Try-at-home revision questions

To help you work out what your current knowledge and skills are like here are some questions to try. The questions are grouped by topic, and each topic contains one “Basic” and one “Complex” question.

These questions are NOT A TEST they are for you to help work out which topics you should focus your energies on.

The questions are arranged by topic to make it easy to know where to find extra reading.

If you have no idea how to do a “Basic” question then you should go and read some comprehensive notes on the topic first, and then attempt some exercises. Links have been provided in the “Revision Topics Learning Plan” document. It is probably just a topic you’ve never studied, or one you studied a while ago. This is fine, it just means you have some things to learn still!

If you can do the “Basic” question but not the “Complex” one, or just struggled with the basic one then you will probably benefit from the same reading but feel free to move quickly over things you can already do. Even if you find a question easy, feel free to browse the online resources quickly anyway, it may be a useful reminder to help reinforce your existing knowledge.

Now for the questions!

Indices or Powers

  1. (Basic) Simplify the powers in the following expression \[(2^3)^4+3 \times 3^2\] into a formula of the form \(2^a + 3^b\) for some constants \(a\) and \(b\).

  2. (Complex) Simplify \[\frac{\sqrt{x}(yz)^2}{x^3y^{-3/2}}\] into the form \(x^ay^bz^c\) for numbers \(a\), \(b\) and \(c\).

Algebra: expanding/removing brackets

  1. (Basic) Expand/remove the brackets in this expression: \[4x(3x-y)\]

  2. (Complex) Expand the brackets and find all the solutions for \(x\) to this equation: \[(x+3)(x-3)=16\]
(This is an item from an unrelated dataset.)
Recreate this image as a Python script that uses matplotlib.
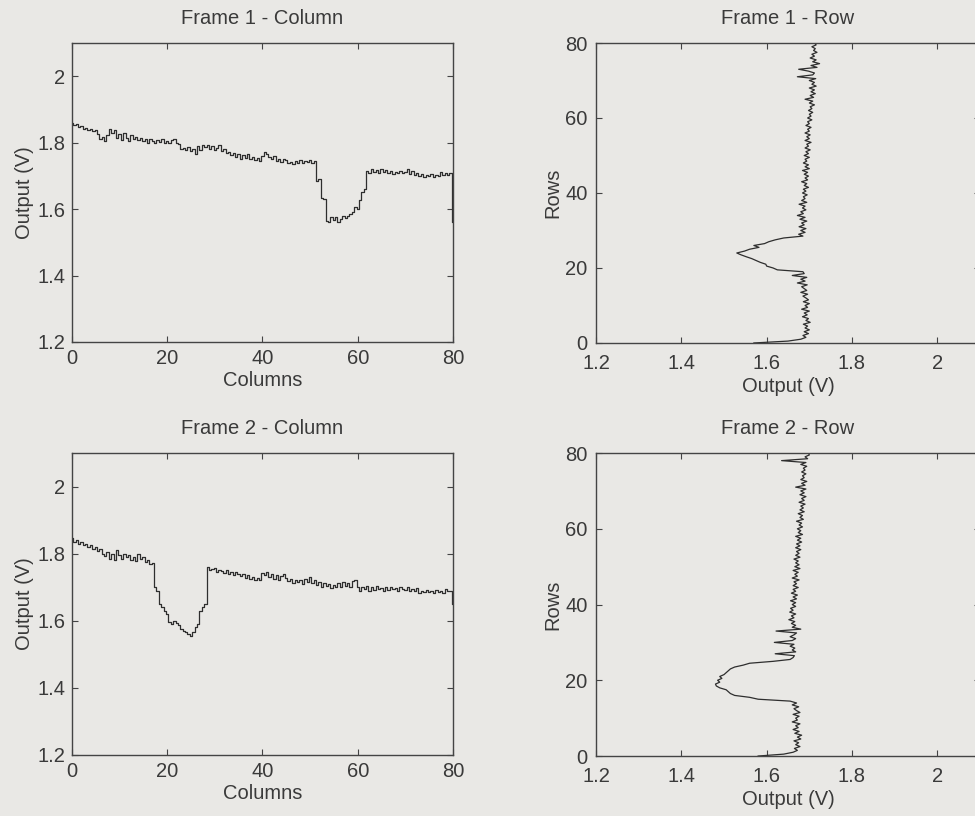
import numpy as np
import matplotlib.pyplot as plt
from matplotlib.ticker import FormatStrFormatter

# Позиції відліків (крок 0.5 піксела)
pos = np.arange(0, 80.5, 0.5)

# Кадр 1 - стовпчик
frame1_col = [
    1.860, 1.852, 1.855, 1.846, 1.850, 1.842, 1.845, 1.838, 1.841, 1.835,
    1.838, 1.826, 1.810, 1.818, 1.806, 1.822, 1.842, 1.828, 1.838, 1.815,
    1.825, 1.808, 1.830, 1.815, 1.805, 1.822, 1.812, 1.818, 1.808, 1.815,
    1.805, 1.812, 1.800, 1.810, 1.806, 1.798, 1.808, 1.802, 1.810, 1.800,
    1.805, 1.798, 1.808, 1.812, 1.800, 1.795, 1.780, 1.785, 1.778, 1.788,
    1.775, 1.782, 1.765, 1.790, 1.778, 1.792, 1.786, 1.794, 1.780, 1.790,
    1.778, 1.785, 1.792, 1.775, 1.780, 1.768, 1.772, 1.762, 1.770, 1.758,
    1.765, 1.750, 1.762, 1.755, 1.766, 1.752, 1.758, 1.748, 1.755, 1.745,
    1.760, 1.772, 1.766, 1.758, 1.752, 1.760, 1.744, 1.750, 1.742, 1.752,
    1.748, 1.738, 1.742, 1.735, 1.745, 1.738, 1.748, 1.740, 1.745, 1.742,
    1.748, 1.740, 1.745, 1.685, 1.690, 1.632, 1.630, 1.565, 1.560, 1.575,
    1.568, 1.575, 1.560, 1.570, 1.578, 1.572, 1.580, 1.585, 1.592, 1.605,
    1.600, 1.628, 1.650, 1.660, 1.715, 1.708, 1.722, 1.712, 1.718, 1.710,
    1.722, 1.712, 1.718, 1.708, 1.715, 1.705, 1.712, 1.708, 1.715, 1.710,
    1.712, 1.720, 1.705, 1.715, 1.702, 1.708, 1.700, 1.705, 1.698, 1.703,
    1.700, 1.706, 1.698, 1.704, 1.700, 1.712, 1.704, 1.708, 1.702, 1.710,
    1.560,
]

# Кадр 2 - стовпчик
frame2_col = [
    1.848, 1.835, 1.842, 1.830, 1.836, 1.825, 1.830, 1.820, 1.826, 1.815,
    1.820, 1.808, 1.815, 1.800, 1.792, 1.805, 1.785, 1.798, 1.782, 1.812,
    1.795, 1.785, 1.800, 1.790, 1.796, 1.782, 1.790, 1.778, 1.798, 1.785,
    1.790, 1.775, 1.780, 1.768, 1.772, 1.700, 1.690, 1.650, 1.640, 1.630,
    1.620, 1.595, 1.590, 1.600, 1.592, 1.588, 1.575, 1.570, 1.565, 1.560,
    1.555, 1.565, 1.580, 1.590, 1.630, 1.640, 1.650, 1.760, 1.750, 1.755,
    1.758, 1.745, 1.752, 1.748, 1.742, 1.750, 1.740, 1.746, 1.735, 1.745,
    1.740, 1.732, 1.738, 1.728, 1.735, 1.725, 1.730, 1.722, 1.728, 1.720,
    1.742, 1.735, 1.745, 1.730, 1.738, 1.725, 1.735, 1.722, 1.732, 1.740,
    1.728, 1.718, 1.725, 1.712, 1.722, 1.715, 1.720, 1.710, 1.725, 1.715,
    1.730, 1.712, 1.720, 1.708, 1.715, 1.700, 1.712, 1.705, 1.710, 1.698,
    1.708, 1.700, 1.712, 1.702, 1.715, 1.705, 1.712, 1.700, 1.718, 1.722,
    1.700, 1.688, 1.702, 1.695, 1.705, 1.690, 1.700, 1.692, 1.705, 1.695,
    1.698, 1.690, 1.702, 1.692, 1.700, 1.695, 1.698, 1.690, 1.700, 1.695,
    1.692, 1.700, 1.688, 1.696, 1.690, 1.698, 1.682, 1.690, 1.685, 1.692,
    1.686, 1.690, 1.684, 1.692, 1.686, 1.690, 1.684, 1.695, 1.688, 1.690,
    1.650,
]

# Кадр 1 - рядок
frame1_row = [
    1.570, 1.650, 1.680, 1.692, 1.685, 1.698, 1.688, 1.700, 1.690, 1.696,
    1.686, 1.702, 1.692, 1.698, 1.684, 1.695, 1.688, 1.700, 1.682, 1.696,
    1.690, 1.700, 1.686, 1.698, 1.692, 1.685, 1.696, 1.680, 1.694, 1.688,
    1.682, 1.695, 1.672, 1.690, 1.680, 1.694, 1.660, 1.688, 1.685, 1.625,
    1.615, 1.600, 1.598, 1.585, 1.575, 1.565, 1.552, 1.540, 1.530, 1.548,
    1.560, 1.582, 1.570, 1.595, 1.605, 1.620, 1.640, 1.685, 1.675, 1.690,
    1.680, 1.692, 1.676, 1.688, 1.682, 1.694, 1.678, 1.690, 1.672, 1.686,
    1.680, 1.692, 1.684, 1.690, 1.676, 1.694, 1.682, 1.690, 1.686, 1.695,
    1.684, 1.692, 1.686, 1.698, 1.688, 1.694, 1.682, 1.696, 1.690, 1.698,
    1.688, 1.696, 1.684, 1.700, 1.690, 1.698, 1.686, 1.694, 1.690, 1.700,
    1.688, 1.698, 1.692, 1.702, 1.690, 1.698, 1.694, 1.704, 1.690, 1.700,
    1.694, 1.702, 1.690, 1.700, 1.696, 1.704, 1.692, 1.700, 1.696, 1.706,
    1.696, 1.704, 1.700, 1.708, 1.698, 1.706, 1.702, 1.712, 1.700, 1.708,
    1.690, 1.710, 1.702, 1.714, 1.704, 1.712, 1.700, 1.716, 1.706, 1.712,
    1.700, 1.715, 1.672, 1.708, 1.712, 1.698, 1.675, 1.718, 1.704, 1.724,
    1.708, 1.716, 1.702, 1.712, 1.706, 1.718, 1.710, 1.714, 1.706, 1.716,
    1.712,
]

# Кадр 2 - рядок
frame2_row = [
    1.580, 1.640, 1.662, 1.672, 1.665, 1.678, 1.668, 1.675, 1.664, 1.680,
    1.672, 1.682, 1.666, 1.676, 1.662, 1.674, 1.668, 1.678, 1.660, 1.672,
    1.668, 1.676, 1.662, 1.678, 1.670, 1.664, 1.675, 1.660, 1.670, 1.655,
    1.580, 1.560, 1.525, 1.515, 1.510, 1.505, 1.490, 1.482, 1.480, 1.490,
    1.485, 1.495, 1.490, 1.500, 1.505, 1.510, 1.515, 1.525, 1.545, 1.560,
    1.615, 1.655, 1.662, 1.665, 1.620, 1.668, 1.660, 1.666, 1.655, 1.664,
    1.618, 1.660, 1.668, 1.655, 1.664, 1.670, 1.622, 1.680, 1.660, 1.668,
    1.658, 1.666, 1.652, 1.664, 1.658, 1.668, 1.654, 1.662, 1.656, 1.668,
    1.660, 1.668, 1.656, 1.670, 1.662, 1.672, 1.658, 1.668, 1.662, 1.674,
    1.662, 1.670, 1.664, 1.676, 1.660, 1.672, 1.666, 1.674, 1.662, 1.678,
    1.666, 1.676, 1.668, 1.674, 1.664, 1.678, 1.668, 1.676, 1.670, 1.680,
    1.668, 1.678, 1.670, 1.682, 1.672, 1.680, 1.668, 1.684, 1.674, 1.680,
    1.672, 1.684, 1.676, 1.682, 1.670, 1.686, 1.678, 1.684, 1.674, 1.688,
    1.678, 1.686, 1.680, 1.690, 1.676, 1.688, 1.682, 1.692, 1.678, 1.688,
    1.680, 1.692, 1.668, 1.690, 1.682, 1.694, 1.680, 1.688, 1.684, 1.692,
    1.682, 1.690, 1.686, 1.694, 1.680, 1.692, 1.635, 1.696, 1.690, 1.700,
    1.698,
]

bg = '#e9e8e5'
ink = '#3a3a3a'
fs = 14.5

plt.rcParams['font.family'] = ['Liberation Sans', 'DejaVu Sans']
plt.rcParams['text.color'] = ink
plt.rcParams['axes.labelcolor'] = ink

fig = plt.figure(figsize=(9.75, 8.16), dpi=100, facecolor=bg)

ax_tl = fig.add_axes([0.0738, 0.5809, 0.3908, 0.3664])
ax_tr = fig.add_axes([0.6113, 0.5797, 0.3938, 0.3676])
ax_bl = fig.add_axes([0.0738, 0.0748, 0.3908, 0.3701])
ax_br = fig.add_axes([0.6113, 0.0735, 0.3938, 0.3713])


def style(ax):
    ax.set_facecolor(bg)
    for s in ax.spines.values():
        s.set_color('#444444')
        s.set_linewidth(1.0)
    ax.tick_params(direction='in', top=True, right=True, length=4,
                   width=0.8, color='#444444', labelsize=fs,
                   labelcolor=ink, pad=5)
    ax.xaxis.set_major_formatter(FormatStrFormatter('%g'))
    ax.yaxis.set_major_formatter(FormatStrFormatter('%g'))


# Стовпчики
for ax, vals, title in [(ax_tl, frame1_col, 'Frame 1 - Column'),
                        (ax_bl, frame2_col, 'Frame 2 - Column')]:
    style(ax)
    ax.plot(pos, vals, color='#2e2e2e', linewidth=0.9, drawstyle='steps-mid')
    ax.set_xlim(0, 80)
    ax.set_ylim(1.2, 2.1)
    ax.set_xticks([0, 20, 40, 60, 80])
    ax.set_yticks([1.2, 1.4, 1.6, 1.8, 2.0])
    ax.set_title(title, fontsize=fs, color=ink, pad=14)
    ax.set_xlabel('Columns', fontsize=fs, labelpad=2)
    ax.set_ylabel('Output (V)', fontsize=fs, labelpad=2)

# Рядки
for ax, vals, title in [(ax_tr, frame1_row, 'Frame 1 - Row'),
                        (ax_br, frame2_row, 'Frame 2 - Row')]:
    style(ax)
    ax.plot(vals, pos, color='#2e2e2e', linewidth=0.9)
    ax.set_xlim(1.2, 2.1)
    ax.set_ylim(0, 80)
    ax.set_xticks([1.2, 1.4, 1.6, 1.8, 2.0])
    ax.set_yticks([0, 20, 40, 60, 80])
    ax.tick_params(axis='x', pad=8)
    ax.tick_params(axis='y', pad=6)
    ax.set_title(title, fontsize=fs, color=ink, pad=14)
    ax.set_xlabel('Output (V)', fontsize=fs, labelpad=3)
    ax.set_ylabel('Rows', fontsize=fs, labelpad=2)

fig.savefig('out.png', dpi=100, facecolor=bg)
Algebra: re-arranging equations

  1. (Basic) Re-arrange this equation to find the solution for \(x\): \[3x+15 = 6x + 3\]

  2. (Complex) Make \(x\) the subject of this equation: \[y=\frac{1+x}{1-tx}\] (you may assume that \(y\) and \(t\) are both positive, if you need)

Algebra: simplifying and factorising

  1. (Basic) Simplify this expression: \[5x-3w+r-2x+w\]

  2. (Complex) Simplify this expression and then take out a common factor to factorise: \[3x^2+4xy-x^2-6xy\]

Trigonometric functions

  1. (Basic) In the triangle below, which function of \(\theta\) is equal to \(\frac{y}{x}\)?

    Right-angled triangle, with an angle theta, and two shortest sides labelled x and y

  2. (Complex) If a right-angled triangle’s two shortest sides are \(5\) and \(12\), work out how long the longest side is, and give a formula for the smallest of the three angles inside the triangle using an inverse trigonometric function.